Nisto, fico em modo de alerta à espera que aparecesse um qualquer agente da autoridade a tentar fazer-me um mata-leão. Comecei logo a rever as aulas de jiu jitsu, mentalmente, para me recordar das várias técnicas de inverter a posição, fazer uma chave de braço ao polícia e mamar-lhe da boca que, segundo me ensinaram, é a melhor técnica para acabar um combate. Ninguém que anda à luta está preparado para aquilo se transformar numa violação homossexual, anotem que pode dar-vos jeito no futuro. Bem, sanado o conflito, lá esperei uma hora até que sou atendido. Sento-me:

- Boa tarde, parece que tenho umas divergências no IRS. - digo.
- Ora vamos lá ver isso, diga-me o seu número de contribuinte e vamos lá ver o que é que se passa. - diz a senhora, sorridente.
- Pelo que vi nas Finanças de Alvalade tem a ver com uma entidade que não submeteu todos os recibos - advirto.
- Ah, já sabe? Então porque é que não tratou das divergências lá em Alvalade? - pergunta, confusa.
- Porque me disseram que tinha de ser aqui... - respondo.
- Porquê? - insiste.
- Porque disseram que tinha de ser na zona de residência... - digo.
- Não tem. Pode fazer onde quiser. - diz, para meu espanto.
- Ai é? Então ando eu aqui a perder tempo para nada?
- Pois, o colega lá de Alvalade não sabe nada, está visto. - brinca dizendo a verdade.
- Eu a pensar que eu é que era ignorante, afinal a senhora que me atendeu é que é incompetente.
- Ah ah, há um mês que se pode fazer onde se quiser, mas há quem não queira ter trabalho, sabe como é... - diz.
- Pois... depois ficam todos com má fama.
- Ora nem mais. Nem mais.

Não vou usar o nome verdadeiro desta senhora que me atendeu nas Finanças da Reboleira porque isto pode chegar até lá e ela não querer o protagonismo, por isso, vou usar o nome fictício de "dona Impecável" porque foi isso que ela foi: IM-PE-CÁ-VEL. Viu e reviu tudo, sempre sorridente, enquanto fazia contas numa calculadora dos anos 50, daquelas que sai papelinho, e anotava e voltava a fazer as contas para garantir que estava tudo certo. A situação não era trivial e esteve mais de uma hora a tentar perceber o que se passava e a melhor forma de resolver, mesmo já se tendo fechado a porta das Finanças e passado do horário de fecho das 15.30h. Nem com isso, por um segundo, tentou apressar-me e fazer as coisas a despachar e, mesmo quando eu já estava satisfeito voltou a confirmar, a imprimir tudo e deixar notas para garantir que se o problema voltasse a acontecer seria mais fácil de resolver. A meio da caça ao problema, onde eu ia mandando bitaites aleatórios sobre as potenciais causas, ela diz-me: «Eu até gosto disto. Quando é fácil não tem piada, isto assim é um desafio, parece um puzzle e temos de juntar as peças e perceber o problema.». 

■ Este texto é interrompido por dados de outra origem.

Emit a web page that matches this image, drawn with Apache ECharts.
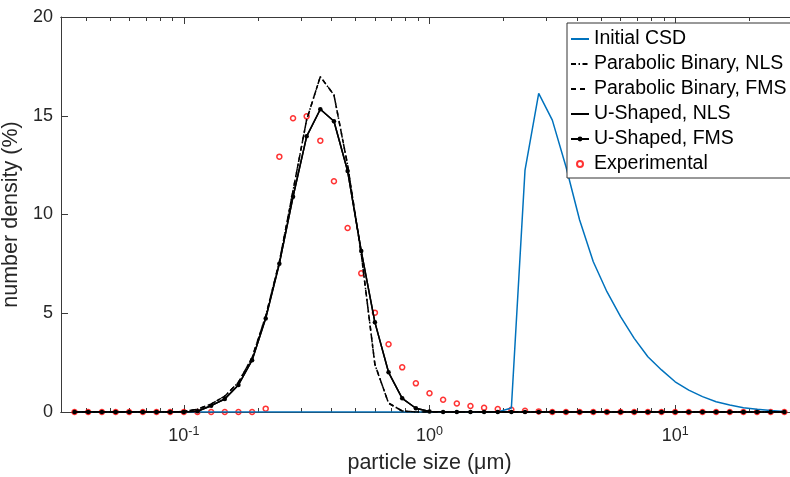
<!DOCTYPE html>
<html lang="en">
<head>
    <meta charset="UTF-8">
    <script src="https://cdn.jsdelivr.net/npm/echarts@6/dist/echarts.min.js"></script>
    <title>Particle size distribution</title>
    <style>
        body { margin: 0; background: #fff; }
    </style>
</head>
<body>
    <div id="main" style="width: 790px;height:477px;"></div>
    <script type="text/javascript">

        // particle sizes (um), same grid for every curve
        const sizes = [0.0359, 0.0408, 0.0464, 0.0528, 0.0599, 0.0681, 0.0774, 0.0880, 0.1, 0.1136,
            0.1292, 0.1468, 0.1668, 0.1896, 0.2154, 0.2448, 0.2783, 0.3162, 0.3594, 0.4084,
            0.4642, 0.5275, 0.5995, 0.6813, 0.7743, 0.8799, 1, 1.136, 1.292, 1.468,
            1.668, 1.896, 2.154, 2.448, 2.783, 3.162, 3.594, 4.084, 4.642, 5.275,
            5.995, 6.813, 7.743, 8.799, 10, 11.36, 12.92, 14.68, 16.68, 18.96,
            21.54, 24.48, 27.83];

        const initialCSD = [0, 0, 0, 0, 0, 0, 0, 0, 0, 0,
            0, 0, 0, 0, 0, 0, 0, 0, 0, 0,
            0, 0, 0, 0, 0, 0, 0, 0, 0, 0,
            0, 0, 0.2, 12.25, 16.13, 14.78, 12.42, 9.72, 7.61, 6.09,
            4.83, 3.73, 2.80, 2.13, 1.53, 1.11, 0.78, 0.52, 0.35, 0.22,
            0.14, 0.07, 0.03];

        const parabolicNLS = [0, 0, 0, 0, 0, 0, 0, 0, 0.03, 0.14,
            0.4, 0.8, 1.5, 2.75, 4.85, 7.6, 11.2, 14.8, 16.98, 16.05,
            12.5, 8.0, 2.4, 0.45, 0.05, 0, 0, 0, 0, 0,
            0, 0, 0, 0, 0, 0, 0, 0, 0, 0,
            0, 0, 0, 0, 0, 0, 0, 0, 0, 0,
            0, 0, 0];

        const parabolicFMS = [0, 0, 0, 0, 0, 0, 0, 0, 0.03, 0.14,
            0.4, 0.8, 1.5, 2.75, 4.85, 7.6, 11.2, 14.8, 16.98, 16.05,
            12.5, 8.0, 2.4, 0.45, 0.05, 0, 0, 0, 0, 0,
            0, 0, 0, 0, 0, 0, 0, 0, 0, 0,
            0, 0, 0, 0, 0, 0, 0, 0, 0, 0,
            0, 0, 0];

        const uShapedNLS = [0, 0, 0, 0, 0, 0, 0, 0, 0, 0.04,
            0.32, 0.66, 1.37, 2.62, 4.74, 7.51, 10.9, 13.96, 15.33, 14.72,
            12.2, 8.15, 4.54, 2.01, 0.69, 0.19, 0.03, 0, 0, 0,
            0, 0, 0, 0, 0, 0, 0, 0, 0, 0,
            0, 0, 0, 0, 0, 0, 0, 0, 0, 0,
            0, 0, 0];

        const uShapedFMS = [0, 0, 0, 0, 0, 0, 0, 0, 0, 0.04,
            0.32, 0.66, 1.37, 2.62, 4.74, 7.51, 10.9, 13.96, 15.33, 14.72,
            12.2, 8.15, 4.54, 2.01, 0.69, 0.19, 0.03, 0, 0, 0,
            0, 0, 0, 0, 0, 0, 0, 0, 0, 0,
            0, 0, 0, 0, 0, 0, 0, 0, 0, 0,
            0, 0, 0];

        const experimental = [0, 0, 0, 0, 0, 0, 0, 0, 0, 0,
            0, 0, 0, 0, 0.17, 12.93, 14.87, 14.97, 13.74, 11.68,
            9.32, 7.02, 5.03, 3.43, 2.26, 1.45, 0.95, 0.62, 0.43, 0.30,
            0.21, 0.15, 0.11, 0.06, 0.03, 0, 0, 0, 0, 0,
            0, 0, 0, 0, 0, 0, 0, 0, 0, 0,
            0, 0, 0];

        // tick positions on the log axis
        const majorTicks = [0.1, 1, 10];
        const minorTicks = [0.04, 0.05, 0.06, 0.07, 0.08, 0.09,
            0.2, 0.3, 0.4, 0.5, 0.6, 0.7, 0.8, 0.9,
            2, 3, 4, 5, 6, 7, 8, 9, 20, 30];
        const yTicks = [0, 5, 10, 15, 20];

        const font = 'Liberation Sans';
        const txt = '#262626';
        const axisCol = '#3a3a3a';
        const xMin = 0.031623, xMax = 31.623;

        const pairs = (ys) => sizes.map((s, i) => [s, ys[i]]);

        // helper for the extra tick-only axes (minor ticks / top box edge)
        function tickAxis(position, values, len) {
            return {
                type: 'log', logBase: 10, position: position, min: xMin, max: xMax,
                axisLine: { show: true, onZero: false, lineStyle: { color: axisCol, width: 1 } },
                axisTick: { show: true, inside: true, length: len, customValues: values,
                    lineStyle: { color: axisCol, width: 1 } },
                axisLabel: { show: false },
                splitLine: { show: false }
            };
        }

        // line series have no symbol, so hide the dot echarts puts in their legend icon
        const noDot = { color: 'rgba(0,0,0,0)', borderWidth: 0, opacity: 0 };

        let myChart = echarts.init(document.getElementById('main'), null, { renderer: 'canvas' });

        let options = {
            animation: false,
            backgroundColor: '#fff',
            grid: { left: 61, top: 17, right: -8, bottom: 65, outerBoundsMode: 'none' },
            legend: {
                orient: 'vertical',
                left: 567, top: 23,
                padding: [6, 10, 4, 3],
                itemGap: 5,
                itemWidth: 18, itemHeight: 6,
                backgroundColor: '#fff',
                borderColor: '#333', borderWidth: 1, borderRadius: 0,
                textStyle: { fontFamily: font, fontSize: 19.5, lineHeight: 19, color: '#000' },
                data: [
                    { name: 'Initial CSD', itemStyle: noDot },
                    { name: 'Parabolic Binary, NLS', itemStyle: noDot },
                    { name: 'Parabolic Binary, FMS', itemStyle: noDot },
                    { name: 'U-Shaped, NLS', itemStyle: noDot },
                    { name: 'U-Shaped, FMS' },
                    { name: 'Experimental' }
                ]
            },
            xAxis: [
                {
                    type: 'log', logBase: 10, min: xMin, max: xMax, position: 'bottom',
                    name: 'particle size (\u03bcm)',
                    nameLocation: 'middle', nameGap: 40,
                    nameTextStyle: { fontFamily: font, fontSize: 21.5, color: txt },
                    axisLine: { show: true, onZero: false, lineStyle: { color: axisCol, width: 1 } },
                    axisTick: { show: true, inside: true, length: 7, customValues: majorTicks,
                        lineStyle: { color: axisCol, width: 1 } },
                    axisLabel: {
                        customValues: majorTicks,
                        margin: 13,
                        formatter: function (v) {
                            let e = Math.round(Math.log10(v));
                            return '{b|10}{s|' + e + '}';
                        },
                        rich: {
                            b: { fontFamily: font, fontSize: 18, lineHeight: 22, color: txt },
                            s: { fontFamily: font, fontSize: 12.5, lineHeight: 12, verticalAlign: 'top', color: txt }
                        }
                    },
                    splitLine: { show: false }
                },
                tickAxis('bottom', minorTicks, 4),
                tickAxis('top', majorTicks, 7),
                tickAxis('top', minorTicks, 4)
            ],
            yAxis: {
                type: 'value', min: 0, max: 20, interval: 5,
                name: 'number density (%)',
                nameLocation: 'middle', nameGap: 21,
                nameTextStyle: { fontFamily: font, fontSize: 21.5, color: txt },
                axisLine: { show: true, onZero: false, lineStyle: { color: axisCol, width: 1 } },
                axisTick: { show: true, inside: true, length: 7, lineStyle: { color: axisCol, width: 1 } },
                axisLabel: { margin: 8, fontFamily: font, fontSize: 18, color: txt,
                    customValues: yTicks },
                splitLine: { show: false }
            },
            series: [
                {
                    name: 'Initial CSD', type: 'line', data: pairs(initialCSD),
                    symbol: 'none', color: '#0072BD',
                    lineStyle: { color: '#0072BD', width: 1.5 }
                },
                {
                    name: 'Parabolic Binary, NLS', type: 'line', data: pairs(parabolicNLS),
                    symbol: 'none', color: '#000',
                    lineStyle: { color: '#000', width: 1.5, type: [5, 2.5, 1.5, 2.5] }
                },
                {
                    name: 'Parabolic Binary, FMS', type: 'line', data: pairs(parabolicFMS),
                    symbol: 'none', color: '#000',
                    lineStyle: { color: '#000', width: 1.5, type: [5, 4] }
                },
                {
                    name: 'U-Shaped, NLS', type: 'line', data: pairs(uShapedNLS),
                    symbol: 'none', color: '#000',
                    lineStyle: { color: '#000', width: 1.5 }
                },
                {
                    name: 'U-Shaped, FMS', type: 'line', data: pairs(uShapedFMS),
                    symbol: 'circle', symbolSize: 4.5, showSymbol: true, color: '#000',
                    itemStyle: { color: '#000' },
                    lineStyle: { color: '#000', width: 1.5 }
                },
                {
                    name: 'Experimental', type: 'scatter', data: pairs(experimental),
                    symbol: 'circle', symbolSize: 5,
                    itemStyle: { color: 'rgba(255,255,255,0)', borderColor: '#ff0000', borderWidth: 1.5 }
                }
            ]
        };

        myChart.setOption(options);
    </script>
</body>
</html>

A dona Impecável, nos seus cinquentas, a trabalhar numa repartição das Finanças, com a má fama de incompetente que isso acarreta, sem ar condicionado e com este calor, tinha gosto naquilo que fazia e isso fazia toda a diferença.

Saí de lá com o problema resolvido e mais do que isso: percebido. Uma coisa é saber que dois ao quadrado é quatro, outra é saber porque é que é quatro. Se toda a gente fosse como a dona Impecável, não havia piadas com funcionários públicos e repartições das Finanças. Felizmente, para mim que gosto fazer humor, que também há a dona Otária que me mandou ir a outro lado porque não queria trabalhar e a dona Arrogante De Merda que acreditou que eu tinha apagado a fotografia.